As major hydrocarbon exporters, GCC countries may also benefit from changes in the energy markets brought about by the war in Ukraine. These countries may see strong fiscal and external surpluses, which could help spur consumer confidence and investments, the report noted.

However, the war has also placed energy security at the top of the agenda of many major oil importers, thereby accelerating their plans for a transition to green growth. The GEU contains a special chapter focusing on critical steps that need to be taken towards energy subsidies, fiscal consolidation, and the importance of getting prices right to bring about an environment that places the private sector at the forefront of green growth.

“As GCC countries commit to the net-zero objectives laid out in their pledges and strategies, it is important to restructure energy and water subsidies and address the GCC’s challenge of moving to a more sustainable growth model less hydrocarbon dependent and managing the transition to a global low-carbon economic environment that risk to see their oil revenues reduced in the next few decades,” said Issam Abousleiman, World Bank regional director for the GCC.

The special chapter of the GEU discusses opportunities to restructure energy subsidies in the region, as well as opportunities that exist for the GCC countries to become renewable energy powerhouses by diversifying into green technologies. This transition to an environment-friendly model will be a recurrent theme in future issues of the Gulf Economic Update, making this the first in a series that will focus on green growth in the region.

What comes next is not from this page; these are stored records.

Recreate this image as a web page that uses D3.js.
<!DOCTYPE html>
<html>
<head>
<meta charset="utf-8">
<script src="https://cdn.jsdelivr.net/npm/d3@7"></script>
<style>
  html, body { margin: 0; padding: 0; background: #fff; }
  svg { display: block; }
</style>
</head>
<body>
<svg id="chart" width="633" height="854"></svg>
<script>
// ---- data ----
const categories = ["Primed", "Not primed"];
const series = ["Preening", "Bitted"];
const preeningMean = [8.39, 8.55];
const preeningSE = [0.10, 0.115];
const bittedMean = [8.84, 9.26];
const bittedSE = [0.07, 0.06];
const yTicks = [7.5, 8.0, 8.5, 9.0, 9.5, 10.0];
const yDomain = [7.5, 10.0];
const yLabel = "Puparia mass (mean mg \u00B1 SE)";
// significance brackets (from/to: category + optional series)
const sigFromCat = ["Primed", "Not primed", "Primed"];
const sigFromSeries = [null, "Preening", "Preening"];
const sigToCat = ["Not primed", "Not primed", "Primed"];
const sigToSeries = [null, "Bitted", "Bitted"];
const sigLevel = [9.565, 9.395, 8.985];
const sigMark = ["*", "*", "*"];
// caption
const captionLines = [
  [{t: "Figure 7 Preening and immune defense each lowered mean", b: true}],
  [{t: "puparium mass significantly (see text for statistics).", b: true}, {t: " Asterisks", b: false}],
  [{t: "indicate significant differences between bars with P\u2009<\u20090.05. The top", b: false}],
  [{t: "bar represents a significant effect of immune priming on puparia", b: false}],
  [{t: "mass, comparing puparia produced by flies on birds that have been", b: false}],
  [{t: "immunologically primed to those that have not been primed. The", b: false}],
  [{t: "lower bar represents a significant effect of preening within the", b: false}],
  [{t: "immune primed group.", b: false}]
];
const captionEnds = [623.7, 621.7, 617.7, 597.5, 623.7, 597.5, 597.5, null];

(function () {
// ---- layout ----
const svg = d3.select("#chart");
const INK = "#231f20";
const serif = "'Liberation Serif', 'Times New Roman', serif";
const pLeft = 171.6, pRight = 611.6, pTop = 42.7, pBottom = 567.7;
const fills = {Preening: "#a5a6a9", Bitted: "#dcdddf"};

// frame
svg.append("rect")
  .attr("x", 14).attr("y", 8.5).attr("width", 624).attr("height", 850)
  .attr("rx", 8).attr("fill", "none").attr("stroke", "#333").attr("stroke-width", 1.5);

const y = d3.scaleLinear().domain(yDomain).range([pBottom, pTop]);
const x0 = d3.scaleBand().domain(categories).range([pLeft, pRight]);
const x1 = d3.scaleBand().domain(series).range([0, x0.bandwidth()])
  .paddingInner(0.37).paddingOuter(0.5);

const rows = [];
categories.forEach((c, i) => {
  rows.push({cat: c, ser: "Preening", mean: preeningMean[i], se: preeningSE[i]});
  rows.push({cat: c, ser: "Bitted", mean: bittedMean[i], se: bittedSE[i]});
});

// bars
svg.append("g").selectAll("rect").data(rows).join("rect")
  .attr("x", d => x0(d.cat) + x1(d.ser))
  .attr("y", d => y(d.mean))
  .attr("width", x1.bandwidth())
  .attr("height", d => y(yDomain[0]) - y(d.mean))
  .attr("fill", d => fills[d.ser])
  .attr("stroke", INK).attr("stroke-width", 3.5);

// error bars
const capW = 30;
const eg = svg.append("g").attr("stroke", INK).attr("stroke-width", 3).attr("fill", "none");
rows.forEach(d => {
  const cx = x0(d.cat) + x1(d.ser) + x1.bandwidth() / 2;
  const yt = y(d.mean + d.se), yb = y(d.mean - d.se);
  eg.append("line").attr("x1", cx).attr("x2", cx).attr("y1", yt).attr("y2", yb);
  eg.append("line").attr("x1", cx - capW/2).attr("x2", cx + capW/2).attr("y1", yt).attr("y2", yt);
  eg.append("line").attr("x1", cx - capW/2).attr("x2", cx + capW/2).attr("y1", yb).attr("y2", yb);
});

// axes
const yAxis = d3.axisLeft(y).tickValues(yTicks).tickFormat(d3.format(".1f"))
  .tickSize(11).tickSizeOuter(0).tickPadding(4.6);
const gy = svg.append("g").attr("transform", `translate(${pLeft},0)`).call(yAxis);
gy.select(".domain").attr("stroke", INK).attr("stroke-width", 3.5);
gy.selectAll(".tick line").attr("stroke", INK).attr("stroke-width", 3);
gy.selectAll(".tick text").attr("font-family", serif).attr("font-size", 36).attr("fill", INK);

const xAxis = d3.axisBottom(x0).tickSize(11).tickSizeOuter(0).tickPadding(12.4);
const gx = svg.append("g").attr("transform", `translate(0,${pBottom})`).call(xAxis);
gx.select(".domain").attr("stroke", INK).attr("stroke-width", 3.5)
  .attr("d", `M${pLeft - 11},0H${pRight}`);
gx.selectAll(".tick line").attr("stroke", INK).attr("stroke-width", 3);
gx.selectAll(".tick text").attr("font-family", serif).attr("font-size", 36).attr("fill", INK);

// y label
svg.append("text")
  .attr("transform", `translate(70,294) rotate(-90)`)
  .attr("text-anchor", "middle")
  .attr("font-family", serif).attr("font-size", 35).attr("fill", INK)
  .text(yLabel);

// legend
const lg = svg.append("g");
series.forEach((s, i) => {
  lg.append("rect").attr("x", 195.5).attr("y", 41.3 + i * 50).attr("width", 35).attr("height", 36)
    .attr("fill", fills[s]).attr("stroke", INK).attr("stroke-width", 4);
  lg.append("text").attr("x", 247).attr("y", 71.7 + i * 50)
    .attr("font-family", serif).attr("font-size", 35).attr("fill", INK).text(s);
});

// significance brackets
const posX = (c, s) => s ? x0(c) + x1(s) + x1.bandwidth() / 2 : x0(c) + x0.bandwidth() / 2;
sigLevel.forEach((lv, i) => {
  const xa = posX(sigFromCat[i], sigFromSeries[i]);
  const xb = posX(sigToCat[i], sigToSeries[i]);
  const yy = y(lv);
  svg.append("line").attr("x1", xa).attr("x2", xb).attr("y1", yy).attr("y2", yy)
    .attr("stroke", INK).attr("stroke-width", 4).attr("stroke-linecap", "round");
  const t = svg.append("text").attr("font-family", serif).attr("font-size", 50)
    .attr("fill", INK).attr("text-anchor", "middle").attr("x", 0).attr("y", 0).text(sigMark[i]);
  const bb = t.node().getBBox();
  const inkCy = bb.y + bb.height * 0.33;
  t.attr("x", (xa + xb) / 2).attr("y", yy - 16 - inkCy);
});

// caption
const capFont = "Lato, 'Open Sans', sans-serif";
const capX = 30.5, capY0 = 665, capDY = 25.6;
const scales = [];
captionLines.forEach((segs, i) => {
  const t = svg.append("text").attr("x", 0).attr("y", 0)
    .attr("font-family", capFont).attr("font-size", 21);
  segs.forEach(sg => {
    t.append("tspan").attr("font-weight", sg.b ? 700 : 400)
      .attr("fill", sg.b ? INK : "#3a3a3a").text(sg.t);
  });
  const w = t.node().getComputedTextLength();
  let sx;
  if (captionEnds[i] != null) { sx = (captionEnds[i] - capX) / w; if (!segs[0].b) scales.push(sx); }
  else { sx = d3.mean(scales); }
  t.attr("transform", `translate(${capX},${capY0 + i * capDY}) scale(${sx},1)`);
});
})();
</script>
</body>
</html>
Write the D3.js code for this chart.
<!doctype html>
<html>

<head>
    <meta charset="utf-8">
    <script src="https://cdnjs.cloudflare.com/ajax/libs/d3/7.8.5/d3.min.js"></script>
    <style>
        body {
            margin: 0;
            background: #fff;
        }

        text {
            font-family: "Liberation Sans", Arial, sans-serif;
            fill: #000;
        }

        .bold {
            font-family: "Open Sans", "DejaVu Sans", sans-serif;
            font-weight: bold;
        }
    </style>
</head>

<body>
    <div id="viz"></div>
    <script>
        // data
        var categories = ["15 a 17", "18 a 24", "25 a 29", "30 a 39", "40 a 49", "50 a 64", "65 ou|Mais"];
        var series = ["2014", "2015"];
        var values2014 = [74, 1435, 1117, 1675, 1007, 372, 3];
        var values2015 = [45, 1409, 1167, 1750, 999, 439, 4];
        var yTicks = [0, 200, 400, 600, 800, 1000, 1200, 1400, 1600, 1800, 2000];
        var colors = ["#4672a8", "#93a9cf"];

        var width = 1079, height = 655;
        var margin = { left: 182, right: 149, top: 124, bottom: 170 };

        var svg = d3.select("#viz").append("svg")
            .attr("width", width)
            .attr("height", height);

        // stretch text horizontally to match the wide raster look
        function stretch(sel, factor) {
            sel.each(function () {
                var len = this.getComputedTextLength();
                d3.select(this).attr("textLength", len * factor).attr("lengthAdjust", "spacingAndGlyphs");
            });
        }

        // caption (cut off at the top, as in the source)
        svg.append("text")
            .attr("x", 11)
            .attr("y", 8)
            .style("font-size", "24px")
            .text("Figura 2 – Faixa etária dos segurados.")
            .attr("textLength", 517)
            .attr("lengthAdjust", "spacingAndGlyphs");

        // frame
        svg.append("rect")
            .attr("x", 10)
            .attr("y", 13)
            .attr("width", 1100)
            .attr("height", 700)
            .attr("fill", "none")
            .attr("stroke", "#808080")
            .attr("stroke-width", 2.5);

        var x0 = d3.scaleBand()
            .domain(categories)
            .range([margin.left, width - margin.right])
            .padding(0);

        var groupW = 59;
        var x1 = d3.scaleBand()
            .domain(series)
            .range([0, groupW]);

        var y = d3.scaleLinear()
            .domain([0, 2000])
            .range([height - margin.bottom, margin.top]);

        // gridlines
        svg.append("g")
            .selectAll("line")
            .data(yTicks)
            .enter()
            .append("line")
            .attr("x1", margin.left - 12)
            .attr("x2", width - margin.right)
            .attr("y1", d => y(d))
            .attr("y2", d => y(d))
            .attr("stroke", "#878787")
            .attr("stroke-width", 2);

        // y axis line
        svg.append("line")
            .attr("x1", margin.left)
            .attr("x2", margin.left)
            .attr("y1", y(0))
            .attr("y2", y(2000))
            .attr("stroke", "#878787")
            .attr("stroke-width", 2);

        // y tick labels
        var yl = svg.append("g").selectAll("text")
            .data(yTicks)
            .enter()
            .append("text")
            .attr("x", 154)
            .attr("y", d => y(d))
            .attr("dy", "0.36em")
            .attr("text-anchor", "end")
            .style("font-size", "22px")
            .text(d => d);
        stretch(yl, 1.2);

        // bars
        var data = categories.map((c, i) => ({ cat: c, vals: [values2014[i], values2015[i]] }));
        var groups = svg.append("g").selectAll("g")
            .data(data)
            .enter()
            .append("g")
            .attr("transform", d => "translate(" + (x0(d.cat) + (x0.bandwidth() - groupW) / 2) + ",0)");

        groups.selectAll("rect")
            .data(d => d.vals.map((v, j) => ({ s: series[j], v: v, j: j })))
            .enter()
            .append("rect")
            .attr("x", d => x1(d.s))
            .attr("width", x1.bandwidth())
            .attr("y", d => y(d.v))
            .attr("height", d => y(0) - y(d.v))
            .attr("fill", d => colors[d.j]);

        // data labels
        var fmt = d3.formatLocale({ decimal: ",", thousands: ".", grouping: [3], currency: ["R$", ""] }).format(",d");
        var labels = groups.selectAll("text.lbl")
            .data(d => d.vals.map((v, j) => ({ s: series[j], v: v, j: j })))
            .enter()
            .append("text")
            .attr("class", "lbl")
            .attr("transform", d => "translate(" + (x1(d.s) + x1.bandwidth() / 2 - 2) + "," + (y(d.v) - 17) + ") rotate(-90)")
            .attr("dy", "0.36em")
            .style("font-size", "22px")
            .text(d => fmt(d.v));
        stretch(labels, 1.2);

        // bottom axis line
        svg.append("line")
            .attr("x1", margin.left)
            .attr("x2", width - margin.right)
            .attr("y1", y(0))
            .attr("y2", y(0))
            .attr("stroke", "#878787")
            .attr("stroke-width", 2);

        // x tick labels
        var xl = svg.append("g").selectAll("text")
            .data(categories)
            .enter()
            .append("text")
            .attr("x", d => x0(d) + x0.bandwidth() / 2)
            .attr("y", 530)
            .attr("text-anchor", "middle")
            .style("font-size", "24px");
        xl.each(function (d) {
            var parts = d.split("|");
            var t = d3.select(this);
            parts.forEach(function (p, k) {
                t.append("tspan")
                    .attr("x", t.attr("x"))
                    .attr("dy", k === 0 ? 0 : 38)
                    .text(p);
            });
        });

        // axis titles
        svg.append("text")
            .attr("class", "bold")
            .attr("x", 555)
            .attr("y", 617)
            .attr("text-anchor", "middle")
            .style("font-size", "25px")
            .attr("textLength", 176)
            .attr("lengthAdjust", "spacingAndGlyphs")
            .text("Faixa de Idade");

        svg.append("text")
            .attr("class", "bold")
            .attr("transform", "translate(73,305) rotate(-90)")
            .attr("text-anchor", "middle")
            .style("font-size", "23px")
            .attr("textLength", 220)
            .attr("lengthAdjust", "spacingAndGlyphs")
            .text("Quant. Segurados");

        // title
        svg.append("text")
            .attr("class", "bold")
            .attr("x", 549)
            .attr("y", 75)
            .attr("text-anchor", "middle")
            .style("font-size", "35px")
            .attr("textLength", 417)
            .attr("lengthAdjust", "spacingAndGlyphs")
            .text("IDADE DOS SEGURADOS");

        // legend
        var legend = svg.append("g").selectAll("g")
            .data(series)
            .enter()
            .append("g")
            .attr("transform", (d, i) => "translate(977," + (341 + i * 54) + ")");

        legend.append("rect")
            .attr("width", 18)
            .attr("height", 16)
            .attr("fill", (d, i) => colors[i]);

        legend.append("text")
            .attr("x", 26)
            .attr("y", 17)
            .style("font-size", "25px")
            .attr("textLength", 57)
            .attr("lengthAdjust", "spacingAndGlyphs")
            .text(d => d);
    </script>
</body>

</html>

In Saudi Arabia, growth is expected to accelerate to 7.0 per cent in 2022, driven by stronger oil output following Opec+ production cuts and continued growth in non-oil sectors, and supported by stronger consumption, increased tourism, and higher domestic capital spending.

For Qatar, real GDP is estimated to rise in 2022 to 4.9 per cent on the heels of boosted hydrocarbon exports, while growth in private consumption may be slightly lower, at 4.8 per cent, driven by a potential dilution of World Cup proceeds and higher prices.

Oman’s growth in 2022 is projected to reach 5.6 per cent, underpinned by more than 8.0 per cent growth in the hydrocarbon sector, while the non-oil economy continues to grow by more than 2.0 per cent as faster vaccine rollout strengthens domestic activity.

In Kuwait, growth in 2022 is expected to accelerate to 5.7 per cent, due to higher oil output as Opec+ cuts are phased out and domestic demand strengthens.

Bahrain’s economy is expected to accelerate in 2022 to 3.5 per cent, boosted by surging energy prices. Recovery in the non-oil economy will be driven by expansion in the transportation and communication sectors, as well as increased agriculture and fishing.